Sonntag, 18. November 2018

Inherent Vice - Natürliche Mängel

























Regie: Paul Thomas Anderson

Wenn Philip Marlowe kifft...

"Natürliche Mängel" oder Paul Thomas Andersons "Inherent Vice" kommen dabei heraus, wenn man es wagt den klassischen Detektivstoff ala Phil Marlowe (Raymond Chandler) oder Sam Spade (Dashiell Hammett) mit Cheech und Chong oder "Fear and Lothing in Las Vegas" zu vermischen.
Andersons Verfilmung der Novelle von Thomas Pynchon ist ein extrem schräger Krimi mit starkem Hippie-Einschlag, der nicht jeden Zuschauer erreichen wird. Zu absurd sind die Handlungsabläufe in dieser Geschichte, die sehr stark an Robert Altmans "Der Tod kennt keine Wiederkehr" - ebenfalls eine Chandler Verfilmung - erinnert, aber um ein vielfaches verrückter ist.
Die Geschichte spielt in den frühen 70er Jahren in Südkalifornien, alles ist geprägt von der Hippiezeit, von den 68ern und die Verbrechen der Manson Familie steckt noch in den Köpfen der Menschen.
Dort in dem sonnigen Klima arbeitet der Kiffende Privatdetektiv Larry Sportello (Joaquin Phoenix), den alle Doc nennen immer mal wieder an kuriosen Fällen. Früher war er der Eintreiber für eine Inkassofirma und Doc hat auch eine Praxis. Er selbst lebt in Gordita Beach (fiktiv), sehr idyllisch am Strand von Los Angeles. Freundin Sortilege (Joanna Newsom) übernimmt in dem Film den Part der Off Stimme, ansonsten hat der coole und ständig bekiffte Schnüffler noch ein Verhältnis mit der Staatsanwältin Penny Kimball (Reese Witherspoon). Eines Abends taucht bei ihm überraschend seine Ex Shasta Fay Hepworth (Katherine Waterston) auf, die hat mit dem Millionär Michael Wolfmann (Eric Roberts) eine Liason. Sie befürchtet aber, dass dessen Frau (Serena Scott Thomas) und deren Lover Wolfmann in die Klapse zwangseinweisen werden, um an das Geld heranzukommen. Doc verspricht ihr sich mal umzuhören und tatsächlich verschwindet der Millionär und auch Shasta ist bald wie vom Erdboden verschwunden. Turbulent gehts aber weiter: Doc bekommt einen Auftrag von einem M Mitglied der Black Guerilla Group und die Spür führt dann überraschend in die Kreise der arischen Bruderschaft. Es gibt einen Toten - damit ist auch Detective Christian Bigfoot Bjornsen (Josh Brolin) mit im Geschehen und eine Frau namens Hope Harlingen (Jena Malone) sucht ihren verschwundenen Mann, den Musiker Coy (Owen Wilson). Dann taucht auch noch die attraktive Asiatin Jade (Hong Chau) auf, die Docs Augenmerk auf "Golden Fang" lenkt. Was ist aber Golden Fang ? Eine Vereinigung von Zahnärzten aufgrund von Steuervorteilen ? Oder ein international vernetzter Drogenhändlerring ? Doc gibt sich alle Mühe dieses Gewirr an Fällen zu einer Einheit zu bringen, doch leider ist er ständig zugekifft und dies macht die Aufklärung sehr schwierig...

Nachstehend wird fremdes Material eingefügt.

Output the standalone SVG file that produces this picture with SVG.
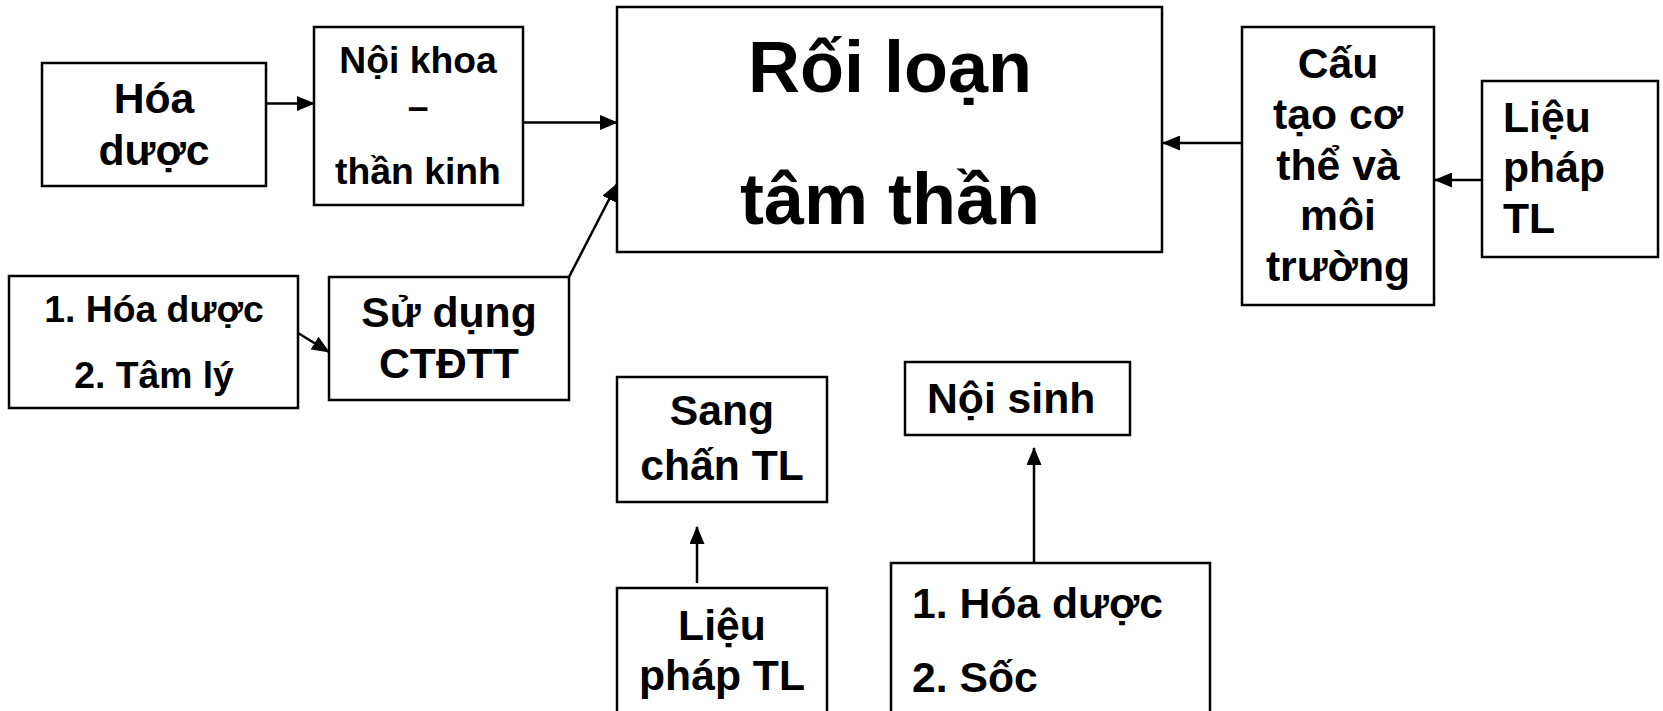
<svg xmlns="http://www.w3.org/2000/svg" width="1663" height="711" viewBox="0 0 1663 711">
<style>
.box{fill:#fff;stroke:#000;stroke-width:2.5}
.t{font-family:"Liberation Sans",Arial,sans-serif;font-weight:bold;fill:#000}
.c{text-anchor:middle}
.f32{font-size:42.7px}
.f28{font-size:37.3px}
.f54{font-size:72px}
.ln{stroke:#000;stroke-width:2.5;fill:none;marker-end:url(#ah)}
</style>
<defs>
<marker id="ah" markerUnits="userSpaceOnUse" markerWidth="18" markerHeight="15" viewBox="0 0 18 15" refX="17" refY="7.5" orient="auto">
<path d="M0,0 L18,7.5 L0,15 Z" fill="#000"/>
</marker>
</defs>
<rect width="1663" height="711" fill="#fff"/>
<g id="connectors">
<line class="ln" x1="266" y1="103.5" x2="314" y2="103.5"/>
<line class="ln" x1="523" y1="122.5" x2="617" y2="122.5"/>
<line class="ln" x1="569" y1="277" x2="617" y2="184"/>
<line class="ln" x1="298" y1="333" x2="329" y2="352"/>
<line class="ln" x1="1242" y1="143" x2="1163" y2="143"/>
<line class="ln" x1="1482" y1="180" x2="1435" y2="180"/>
<line class="ln" x1="697" y1="583" x2="697" y2="527"/>
<line class="ln" x1="1034" y1="563" x2="1034" y2="448"/>
</g>
<g id="hoa-duoc">
<rect class="box" x="42" y="63" width="224" height="123"/>
<text class="t c f32" x="154" y="113">Hóa</text>
<text class="t c f32" x="154" y="165">dược</text>
</g>
<g id="noi-khoa">
<rect class="box" x="314" y="27" width="209" height="178"/>
<text class="t c f28" x="418" y="73">Nội khoa</text>
<text class="t c f28" x="418" y="119">–</text>
<text class="t c f28" x="418" y="184">thần kinh</text>
</g>
<g id="roi-loan">
<rect class="box" x="617" y="7" width="545" height="245"/>
<text class="t c f54" x="890" y="92">Rối loạn</text>
<text class="t c f54" x="890" y="224">tâm thần</text>
</g>
<g id="cau-tao">
<rect class="box" x="1242" y="27" width="192" height="278"/>
<text class="t c f32" x="1338" y="78">Cấu</text>
<text class="t c f32" x="1338" y="129">tạo cơ</text>
<text class="t c f32" x="1338" y="180">thể và</text>
<text class="t c f32" x="1338" y="230">môi</text>
<text class="t c f32" x="1338" y="281">trường</text>
</g>
<g id="lieu-phap-right">
<rect class="box" x="1482" y="81" width="176" height="176"/>
<text class="t f32" x="1503" y="132">Liệu</text>
<text class="t f32" x="1503" y="182">pháp</text>
<text class="t f32" x="1503" y="233">TL</text>
</g>
<g id="list-left">
<rect class="box" x="9" y="276" width="289" height="132"/>
<text class="t c f28" x="154" y="322">1. Hóa dược</text>
<text class="t c f28" x="154" y="388">2. Tâm lý</text>
</g>
<g id="su-dung">
<rect class="box" x="329" y="277" width="240" height="123"/>
<text class="t c f32" x="449" y="327">Sử dụng</text>
<text class="t c f32" x="449" y="378">CTĐTT</text>
</g>
<g id="sang-chan">
<rect class="box" x="617" y="377" width="210" height="125"/>
<text class="t c f32" x="722" y="425">Sang</text>
<text class="t c f32" x="722" y="480">chấn TL</text>
</g>
<g id="noi-sinh">
<rect class="box" x="905" y="362" width="225" height="73"/>
<text class="t f32" x="927" y="413">Nội sinh</text>
</g>
<g id="lieu-phap-bottom">
<rect class="box" x="617" y="588" width="210" height="140"/>
<text class="t c f32" x="722" y="640">Liệu</text>
<text class="t c f32" x="722" y="690">pháp TL</text>
</g>
<g id="list-bottom">
<rect class="box" x="891" y="563" width="319" height="165"/>
<text class="t f32" x="912" y="618">1. Hóa dược</text>
<text class="t f32" x="912" y="692">2. Sốc</text>
</g>
</svg>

Natürlich erinnert man sich bei diesem schrägen Szenario auch an "The Big Lebowski" der Coen Brothers - Andersons Film ist genauso reich, tief und lustig. Der Film lebt natürlich von seinen schrägen und entspannten Charakteren und einer unvergleichlichen Atmosphäre. Kameramann Robert Elswitt liefert mal wieder eine großartige Leistung ab. Auch der Soundtrack passt perfekt zu dieser unbekümmerten Way of Life Story über Exzentriker, Anderson gelingt damit sogar ein politisches und historisches Bild jener Zeit.
Joaquin Phoenix ist schon eine perfekte Vorstellung gelungen - er spielt diesen Doc nicht nur, er ist es - dieser zottelige Typ, der mit voller Leidenschaft Hippie ist, dazu ein bisschen vulgär, aber im Grunde hoch anständig. Sehr gut gelungen auch die seltsame Beziehung zu seinem Spezi Bigfoot. Ein Polizist, der einem typisch amerikanischen Klischee entsprungen scheint und unter seiner rauen Schale ein sensibles Inneres verbirgt. Man staunt schon manchmal wie gut Anderson diese Figurenzeichnung gelungen ist.
Man wird sich natürlich fragen um was es hier in "Ineherent Vice" eigentlich geht ? Keine Ahnung. Dennoch fügt sich alles irgendwie am Ende zusammen und auch für den Zuschauer, der Schwierigkeiten hatte den Überblick zu erhalten, gibts ein HappyEnd. Der Weg war das Ziel.
Zeitgleich mit dem doofen Humor und den absurden Aschweifungen entsteht aber auch ein enormes Gefühl von Sehnsucht, ein Gefühl etwas verloren zu haben, was man gar nicht so benennen kann. Man fragt sich, wo die Zeit vergangen ist.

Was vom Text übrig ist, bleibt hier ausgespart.